Jordan-Volpe Comes to Asheville
We are quite fortunate here in Asheville to have the nationally-known and highly-respected Brunk Auctions. While the firm has many areas of specialization, including Southern furniture, Asian antiquities, and fine art, I can almost always expect to find a piece or two of Arts and Crafts in nearly every sale, ranging from Stickley and Roycroft furniture to Newcomb, Van Briggle and Rookwood art pottery.
This past weekend was no exception, as they offered two pieces of Grueby and two of Newcomb, as well as an early Van Briggle vase and an assortment of late Rookwood. But for me the main attraction was an early Gustav Stickley end table inset with twelve Grueby tiles. This form has long been heralded as a fine example of the short-lived collaboration between Gustav Stickley in Syracuse and William Grueby in Boston from 1901-1903. In addition to adding Grueby tiles to several of his tabourets, Gustav Stickley shared a booth with William Grueby in the six-month long 1901 Pan-American Exposition in Buffalo. Their nearby neighbor in the show was none other than Charles Rohlfs.
I previewed the sale a week earlier, knowing I would be lying on my back with a flashlight in my hand, inspecting the underside of the top and the lower shelf. Somethings are simply best done before the crowd arrives.
I could tell as I approached the table that it had been refinished, so was curious as to whether or not the fragile red decal has survived the onslaught of stripper and sandpaper. Fortunately, the craftsman at Stickley’s Syracuse factory had stuck the decal on the underside of the lower shelf rather than on the inside of one of the four legs. If the intent of the red decal was to remind anyone at a glance just where it had been made, the factory worker certainly should have placed the decal anywhere other than on the underside of the lower shelf, but his lack of foresight undoubtedly saved the shopmark for posterity.
In addition to the red 1902 decal, I also found a second and more recent shopmark: a metal plate declaring that this table had been sold by the Jordan-Volpe Gallery in New York City. Nearly 35 years ago, when I was a glassy-eyed neophyte collector in Iowa City, I traveled to New York to experience nirvana: the row of Arts and Crafts galleries in SoHo, including those of Don Magner, Michael Carey, Peter-Roberts, Richard Cagginao, Gallery 532 and, of course, the most famous, Jordon-Volpe.
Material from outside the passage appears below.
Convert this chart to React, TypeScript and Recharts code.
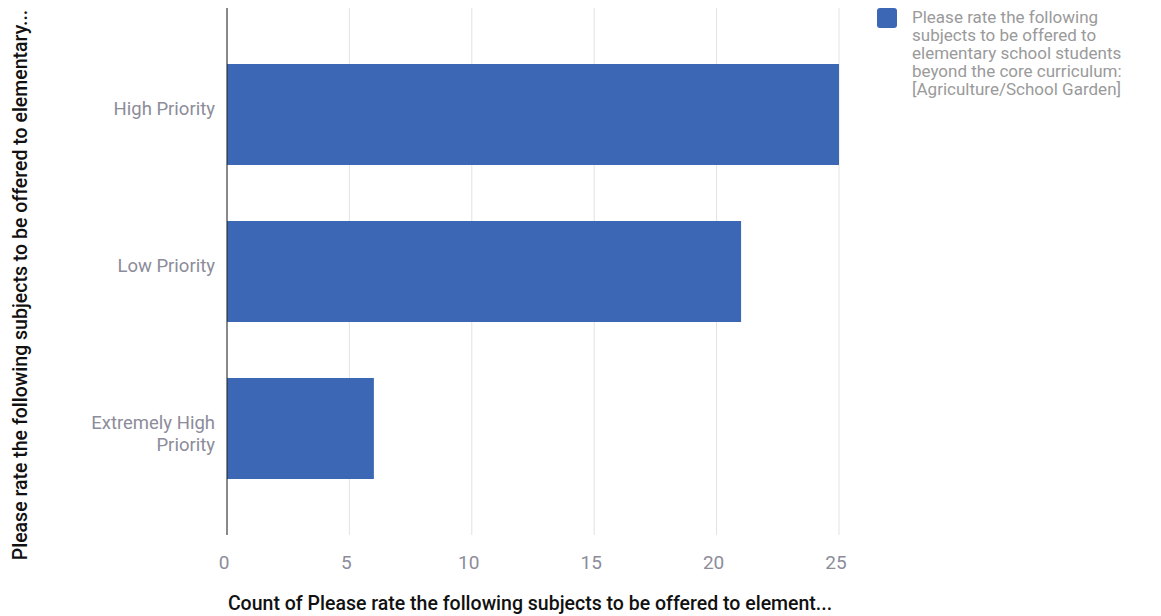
import React from 'react';
import { BarChart, Bar, XAxis, YAxis, CartesianGrid, Legend, Text } from 'recharts';

const categories = ['High Priority', 'Low Priority', 'Extremely High Priority'];
const counts = [25, 21, 6];
const xTicks = [0, 5, 10, 15, 20, 25];
const seriesName =
  'Please rate the following subjects to be offered to elementary school students beyond the core curriculum: [Agriculture/School Garden]';
const legendLines = [
  'Please rate the following',
  'subjects to be offered to',
  'elementary school students',
  'beyond the core curriculum:',
  '[Agriculture/School Garden]',
];
const xTitle = 'Count of Please rate the following subjects to be offered to element...';
const yTitle = 'Please rate the following subjects to be offered to elementary...';

const data = categories.map((c, i) => ({ name: c, count: counts[i] }));

const FONT = 'Roboto, "Noto Sans", sans-serif';
const BAR = '#3b67b4';

const CatTick = (props: any) => {
  const { x, y, payload } = props;
  return (
    <Text
      x={x - 4}
      y={y}
      width={150}
      textAnchor="end"
      verticalAnchor="middle"
      fill="#8c8c9a"
      fontSize={18.5}
      fontFamily={FONT}
      lineHeight={22}
    >
      {payload.value}
    </Text>
  );
};

const NumTick = (props: any) => {
  const { x, y, payload } = props;
  return (
    <text x={x - 3} y={y + 26} textAnchor="middle" fill="#8c8c9a" fontSize={19} fontFamily={FONT}>
      {payload.value}
    </text>
  );
};

const LegendContent = () => (
  <div style={{ display: 'flex', fontFamily: FONT }}>
    <div style={{ width: 20, height: 20, background: BAR, borderRadius: 3, flex: 'none' }} />
    <div style={{ marginLeft: 15, color: '#9a9a9a', fontSize: 17, lineHeight: '18px' }}>
      {legendLines.map((l, i) => (
        <div key={i} style={{ whiteSpace: 'nowrap' }}>{l}</div>
      ))}
    </div>
  </div>
);

export default function App() {
  return (
    <div style={{ position: 'absolute', left: 0, top: 0, width: 1161, height: 616, background: '#fff' }}>
      <BarChart
        width={1161}
        height={616}
        data={data}
        layout="vertical"
        margin={{ top: 8, right: 322, bottom: 0, left: 0 }}
      >
        <CartesianGrid horizontal={false} stroke="#e2e2e2" />
        <XAxis
          type="number"
          dataKey="count"
          domain={[0, 25]}
          ticks={xTicks}
          height={81}
          axisLine={false}
          tickLine={false}
          tick={<NumTick />}
          label={{
            content: () => (
              <text
                x={530}
                y={610}
                textAnchor="middle"
                fill="#111"
                fontSize={19.5}
                fontFamily={FONT}
                fontWeight={500}
              >
                {xTitle}
              </text>
            ),
          }}
        />
        <YAxis
          type="category"
          dataKey="name"
          width={227}
          padding={{ top: 28, bottom: 28 }}
          axisLine={{ stroke: '#222', strokeWidth: 1 }}
          tickLine={false}
          tick={<CatTick />}
          label={{
            content: () => (
              <text
                x={27}
                y={285}
                transform="rotate(-90 27 285)"
                textAnchor="middle"
                fill="#111"
                fontSize={19.5}
                fontFamily={FONT}
                fontWeight={500}
              >
                {yTitle}
              </text>
            ),
          }}
        />
        <Legend
          layout="vertical"
          align="center"
          verticalAlign="middle"
          content={<LegendContent />}
          wrapperStyle={{ position: 'absolute', left: 877, top: 8, width: 280, height: 95 }}
        />
        <Bar dataKey="count" name={seriesName} fill={BAR} barSize={101} isAnimationActive={false} />
      </BarChart>
    </div>
  );
}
Cousins Tod Volpe and Vance Jordan weren’t Arts and Crafts collectors. They were showmen. Walking into their Broadway gallery was like stepping onto a theatrical stage, lit, set and accessorized to accentuate their assemblage of furniture like it was a troupe of actors. And it worked. New Yorkers would stand in line down the sidewalk waiting for each and every widely-publicized exhibition opening which Jordan-Volpe organized. They made Arts and Crafts front page news through widespread advertising and skillful marketing and promotions. They offered seminars by leading authorities, they wooed museum curators, they worked with neighboring galleries, they invited architects and interior designers for private showings, and they hosted parties. Serious parties.
And they took risks. They donated numerous pieces of Arts and Crafts furniture and art pottery to museums all over the country. They wined and dined celebrities and wealthy clients. They published exhibition catalogs. And just as quickly as their star lit up the Manhattan art scene, it burnt itself out. In 1986, ten years after opening, the gallery closed under a burden of debt. Several years later, Tod Volpe served nearly two years in prison for fraud. In 2003 Vance Jordan died at the age of 60.
This all came to mind upon seeing their metal tag, for during their 1976-1986 reign, the Jordon-Volpe Gallery was known to have their employees strip and refinish many of those dark, original Stickley finishes, making them lighter and more palatable to their posh clientele. This tile-top table up for sale must have been one of them. When it came up for sale on Friday evening, the auctioneer was sure to announce that it had been refinished, but that did not deter two bidders who ran the price past the $5000-$7000 pre-sale estimate to a final bid of $16,000, plus a 20% buyer’s premium.
But had it not been refinished, everyone agreed it wouldn’t have stopped there.